REQUIREMENTS:
Copy the lines below as they are; omit the images they contain.

GIVEN MATERIAL:
○ ○ ○ ○

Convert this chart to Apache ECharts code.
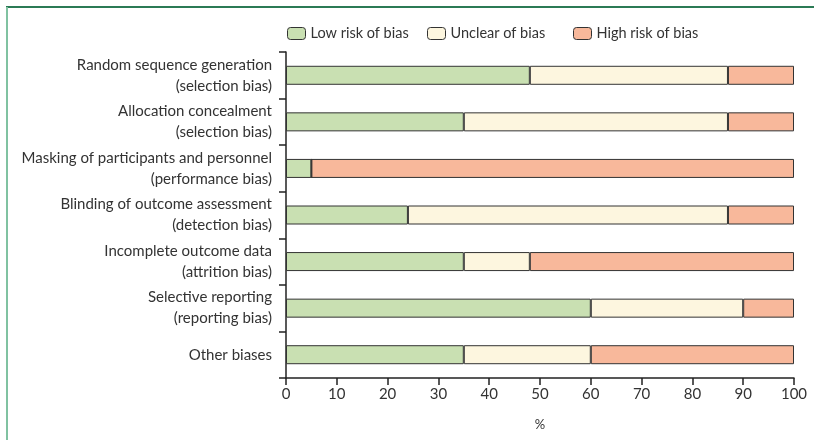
<!DOCTYPE html>
<html>
<head>
<meta charset="utf-8">
<script src="https://cdn.jsdelivr.net/npm/echarts@6/dist/echarts.min.js"></script>
<style>
html,body{margin:0;padding:0;background:#fff;}
#frame{position:absolute;left:0;top:0;width:814px;height:440px;}
#topline{position:absolute;left:6px;top:6px;width:808px;height:2px;background:#2b7a55;}
#leftline{position:absolute;left:6px;top:7px;width:2px;height:433px;background:#80c2a1;}
#chart{position:absolute;left:0;top:0;width:814px;height:440px;}
</style>
</head>
<body>
<div id="frame"><div id="chart"></div><div id="topline"></div><div id="leftline"></div></div>
<script>
const categories = [
  "Random sequence generation\n(selection bias)",
  "Allocation concealment\n(selection bias)",
  "Masking of participants and personnel\n(performance bias)",
  "Blinding of outcome assessment\n(detection bias)",
  "Incomplete outcome data\n(attrition bias)",
  "Selective reporting\n(reporting bias)",
  "Other biases"
];
const seriesNames = ['Low risk of bias', 'Unclear of bias', 'High risk of bias'];
const lowRisk = [48, 35, 5, 24, 35, 60, 35];
const unclearRisk = [39, 52, 0, 63, 13, 30, 25];
const highRisk = [13, 13, 95, 13, 52, 10, 40];
const xTicks = [0, 10, 20, 30, 40, 50, 60, 70, 80, 90, 100];

const font = "Lato";
const chart = echarts.init(document.getElementById('chart'));
const mk = (name, data, color) => ({
  name, type: 'bar', stack: 'total', data, barWidth: 19,
  itemStyle: {color, borderColor: '#333', borderWidth: 1},
  emphasis: {disabled: true}
});
const legendAt = (name, left) => ({
  left, top: 21, itemWidth: 18, itemHeight: 12,
  textStyle: {fontFamily: font, fontSize: 14.5, color: '#333'},
  data: [{name, itemStyle: {borderColor: '#333', borderWidth: 1}}]
});
chart.setOption({
  animation: false,
  textStyle: {fontFamily: font},
  legend: [legendAt(seriesNames[0], 282), legendAt(seriesNames[1], 422), legendAt(seriesNames[2], 568)],
  grid: {left: 286, right: 20, top: 52, bottom: 62, containLabel: false},
  xAxis: {
    type: 'value', min: xTicks[0], max: xTicks[xTicks.length - 1], interval: 10,
    name: '%', nameLocation: 'middle', nameGap: 40,
    nameTextStyle: {fontFamily: font, fontSize: 13, color: '#333'},
    axisLine: {show: true, lineStyle: {color: '#222', width: 1.5}},
    axisTick: {show: true, length: 7, lineStyle: {color: '#222', width: 1.5}},
    axisLabel: {fontFamily: font, fontSize: 15, color: '#333', margin: 9},
    splitLine: {show: false}
  },
  yAxis: {
    type: 'category', data: categories, inverse: true,
    axisLine: {show: true, lineStyle: {color: '#222', width: 1.5}},
    axisTick: {show: true, length: 7, lineStyle: {color: '#222', width: 1.5}},
    axisLabel: {fontFamily: font, fontSize: 15, color: '#333', margin: 14, lineHeight: 21, align: 'right'}
  },
  series: [
    mk(seriesNames[0], lowRisk, '#c9e0b2'),
    mk(seriesNames[1], unclearRisk, '#fdf6df'),
    mk(seriesNames[2], highRisk, '#f8b89b')
  ]
});
</script>
</body>
</html>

○ ○ ○ ○

WORKED ANSWER:
Convert this chart to Apache ECharts code.
<!DOCTYPE html>
<html>
<head>
<meta charset="utf-8">
<script src="https://cdn.jsdelivr.net/npm/echarts@6/dist/echarts.min.js"></script>
<style>
html,body{margin:0;padding:0;background:#fff;}
#frame{position:absolute;left:0;top:0;width:814px;height:440px;}
#topline{position:absolute;left:6px;top:6px;width:808px;height:2px;background:#2b7a55;}
#leftline{position:absolute;left:6px;top:7px;width:2px;height:433px;background:#80c2a1;}
#chart{position:absolute;left:0;top:0;width:814px;height:440px;}
</style>
</head>
<body>
<div id="frame"><div id="chart"></div><div id="topline"></div><div id="leftline"></div></div>
<script>
const categories = [
  "Random sequence generation\n(selection bias)",
  "Allocation concealment\n(selection bias)",
  "Masking of participants and personnel\n(performance bias)",
  "Blinding of outcome assessment\n(detection bias)",
  "Incomplete outcome data\n(attrition bias)",
  "Selective reporting\n(reporting bias)",
  "Other biases"
];
const seriesNames = ['Low risk of bias', 'Unclear of bias', 'High risk of bias'];
const lowRisk = [48, 35, 5, 24, 35, 60, 35];
const unclearRisk = [39, 52, 0, 63, 13, 30, 25];
const highRisk = [13, 13, 95, 13, 52, 10, 40];
const xTicks = [0, 10, 20, 30, 40, 50, 60, 70, 80, 90, 100];

const font = "Lato";
const chart = echarts.init(document.getElementById('chart'));
const mk = (name, data, color) => ({
  name, type: 'bar', stack: 'total', data, barWidth: 19,
  itemStyle: {color, borderColor: '#333', borderWidth: 1},
  emphasis: {disabled: true}
});
const legendAt = (name, left) => ({
  left, top: 21, itemWidth: 18, itemHeight: 12,
  textStyle: {fontFamily: font, fontSize: 14.5, color: '#333'},
  data: [{name, itemStyle: {borderColor: '#333', borderWidth: 1}}]
});
chart.setOption({
  animation: false,
  textStyle: {fontFamily: font},
  legend: [legendAt(seriesNames[0], 282), legendAt(seriesNames[1], 422), legendAt(seriesNames[2], 568)],
  grid: {left: 286, right: 20, top: 52, bottom: 62, containLabel: false},
  xAxis: {
    type: 'value', min: xTicks[0], max: xTicks[xTicks.length - 1], interval: 10,
    name: '%', nameLocation: 'middle', nameGap: 40,
    nameTextStyle: {fontFamily: font, fontSize: 13, color: '#333'},
    axisLine: {show: true, lineStyle: {color: '#222', width: 1.5}},
    axisTick: {show: true, length: 7, lineStyle: {color: '#222', width: 1.5}},
    axisLabel: {fontFamily: font, fontSize: 15, color: '#333', margin: 9},
    splitLine: {show: false}
  },
  yAxis: {
    type: 'category', data: categories, inverse: true,
    axisLine: {show: true, lineStyle: {color: '#222', width: 1.5}},
    axisTick: {show: true, length: 7, lineStyle: {color: '#222', width: 1.5}},
    axisLabel: {fontFamily: font, fontSize: 15, color: '#333', margin: 14, lineHeight: 21, align: 'right'}
  },
  series: [
    mk(seriesNames[0], lowRisk, '#c9e0b2'),
    mk(seriesNames[1], unclearRisk, '#fdf6df'),
    mk(seriesNames[2], highRisk, '#f8b89b')
  ]
});
</script>
</body>
</html>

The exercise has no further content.